Sunday was the worst day because we had to leave. I started crying from the moment I got up, just thinking about leaving. We had seen Jamie on Saturday night for dinner and we had her explain to Wadner in Creole that I would have to leave the next day, but I would be back. I felt better that he was a little prepared, but I could tell it had made him sad. We went to the Big Kid house first and all of the other families got out of the van and stayed to start saying good-bye. My mom and I took Mia and Wadner to go and drop Wadner off at the Baby House. The minute we stepped out of the van Wadner started crying. This of course just made me cry even more than I already was. I had our driver again tell Wadner I would be back and I loved him very much. I hugged Wadner and told him in English how much I love him and I just could not let him go. Finally, after a few minutes, I knew it was time to let go. I brought him over to the nanny and she had to pick him up because he would not let me go. He started screaming and crying trying to get to me. This I have to say, was the worst moment of my life. Leaving your child is the hardest thing anyone can ever ask you to do.

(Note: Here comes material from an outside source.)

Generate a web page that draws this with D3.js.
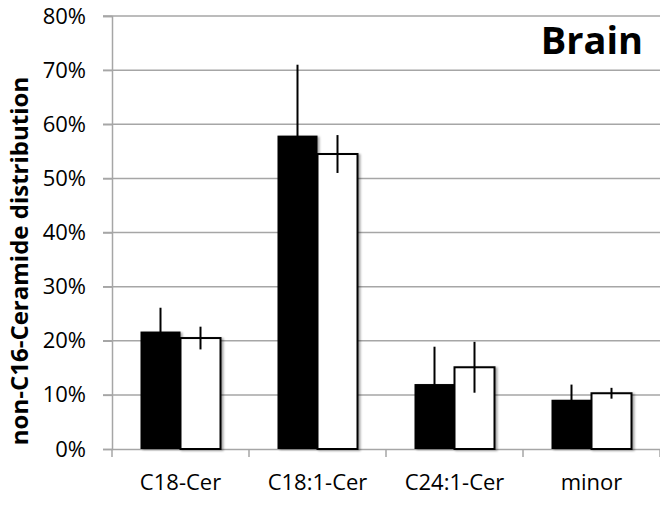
<!DOCTYPE html>
<html>
<head>
<meta charset="utf-8">
<script src="https://cdn.jsdelivr.net/npm/d3@7"></script>
<style>
  body { margin: 0; background: #fff; }
  svg text { font-family: "Open Sans", sans-serif; fill: #000; }
</style>
</head>
<body>
<div id="chart"></div>
<script>
const categories = ['C18-Cer', 'C18:1-Cer', 'C24:1-Cer', 'minor'];
const blackValues = [21.7, 57.9, 12.0, 9.1];
const blackErrors = [4.4, 13.1, 6.9, 2.8];
const whiteValues = [20.5, 54.5, 15.1, 10.3];
const whiteErrors = [2.1, 3.5, 4.7, 1.0];
const yTicks = [0, 10, 20, 30, 40, 50, 60, 70, 80];

const W = 660, H = 505;
const margin = {top: 16, right: 0, bottom: 56, left: 112};
const width = W - margin.left - margin.right;
const height = H - margin.top - margin.bottom;

const svg = d3.select('#chart').append('svg')
  .attr('width', W).attr('height', H);

const defs = svg.append('defs');
const filt = defs.append('filter').attr('id', 'shadow')
  .attr('x', '-10%').attr('y', '-10%').attr('width', '130%').attr('height', '130%');
filt.append('feDropShadow').attr('dx', 2).attr('dy', 1).attr('stdDeviation', 1.2)
  .attr('flood-color', '#000').attr('flood-opacity', 0.35);

const g = svg.append('g').attr('transform', `translate(${margin.left},${margin.top})`);

const x = d3.scaleBand().domain(categories).range([0, width]);
const y = d3.scaleLinear().domain([0, 80]).range([height, 0]);

// gridlines
g.append('g').selectAll('line').data(yTicks.slice(1)).enter().append('line')
  .attr('x1', -9).attr('x2', width)
  .attr('y1', d => y(d)).attr('y2', d => y(d))
  .attr('stroke', '#a6a6a6').attr('stroke-width', 1.5);

// y axis
const yAxis = g.append('g')
  .call(d3.axisLeft(y).tickValues(yTicks).tickFormat(d => d + '%').tickSize(9).tickPadding(17));
yAxis.select('.domain').attr('stroke', '#a6a6a6').attr('stroke-width', 1.5);
yAxis.selectAll('.tick line').attr('stroke', '#a6a6a6').attr('stroke-width', 1.5);
yAxis.selectAll('text').style('font-size', '22px').attr('fill', '#000');

// x axis
const xAxis = g.append('g').attr('transform', `translate(0,${height})`)
  .call(d3.axisBottom(x).tickSize(0));
xAxis.select('.domain').attr('stroke', '#a6a6a6').attr('stroke-width', 1.5);
xAxis.selectAll('.tick line').remove();
xAxis.selectAll('text').style('font-size', '22px').attr('fill', '#000')
  .attr('y', 41).attr('dy', 0);
g.append('g').selectAll('line').data(categories.concat(['__end'])).enter().append('line')
  .attr('x1', (d, i) => i * x.bandwidth()).attr('x2', (d, i) => i * x.bandwidth())
  .attr('y1', height).attr('y2', height + 8)
  .attr('stroke', '#a6a6a6').attr('stroke-width', 1.5);

const barW = 40;
const data = categories.map((c, i) => ({
  cat: c, b: blackValues[i], be: blackErrors[i], w: whiteValues[i], we: whiteErrors[i]
}));

const groups = g.append('g').selectAll('g').data(data).enter().append('g')
  .attr('transform', d => `translate(${x(d.cat) + x.bandwidth() / 2},0)`);

// black bars
groups.append('rect')
  .attr('x', -barW).attr('width', barW)
  .attr('y', d => y(d.b)).attr('height', d => height - y(d.b))
  .attr('fill', '#000').attr('filter', 'url(#shadow)');
// white bars
groups.append('rect')
  .attr('x', 0).attr('width', barW)
  .attr('y', d => y(d.w)).attr('height', d => height - y(d.w))
  .attr('fill', '#fff').attr('stroke', '#000').attr('stroke-width', 2)
  .attr('filter', 'url(#shadow)');

// error bars (black: only upward visible)
groups.append('line')
  .attr('x1', -barW / 2).attr('x2', -barW / 2)
  .attr('y1', d => y(d.b + d.be)).attr('y2', d => y(d.b - d.be))
  .attr('stroke', '#000').attr('stroke-width', 2);
groups.append('line')
  .attr('x1', barW / 2).attr('x2', barW / 2)
  .attr('y1', d => y(d.w + d.we)).attr('y2', d => y(d.w - d.we))
  .attr('stroke', '#000').attr('stroke-width', 2);

// y label
svg.append('text')
  .attr('transform', `translate(28,261) rotate(-90)`)
  .attr('text-anchor', 'middle')
  .style('font-size', '24px').style('font-weight', 'bold')
  .text('non-C16-Ceramide distribution');

// panel title
svg.append('text')
  .attr('x', 643).attr('y', 54).attr('text-anchor', 'end')
  .style('font-size', '38px').style('font-weight', 'bold')
  .text('Brain');
</script>
</body>
</html>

Now it was time to go back to the Big Kid House and drop off Mia. All of the parents were ready to go and I gave Mia to a little girl that my friend is adopting because her and Mia are very close. Mia started crying because she wanted me and I gave her a kiss and had to walk away or else I was not going to leave. I wanted more than anything to just stay in Haiti with my angels until the day they can come home with me for good. As hard as it is to walk away, I would not trade a moment of it, but it still doesn't make it any easier.

I am so glad my mom got to meet my children. It was a wonderful trip and I can't wait until I have Wadner and Mia in my arms again.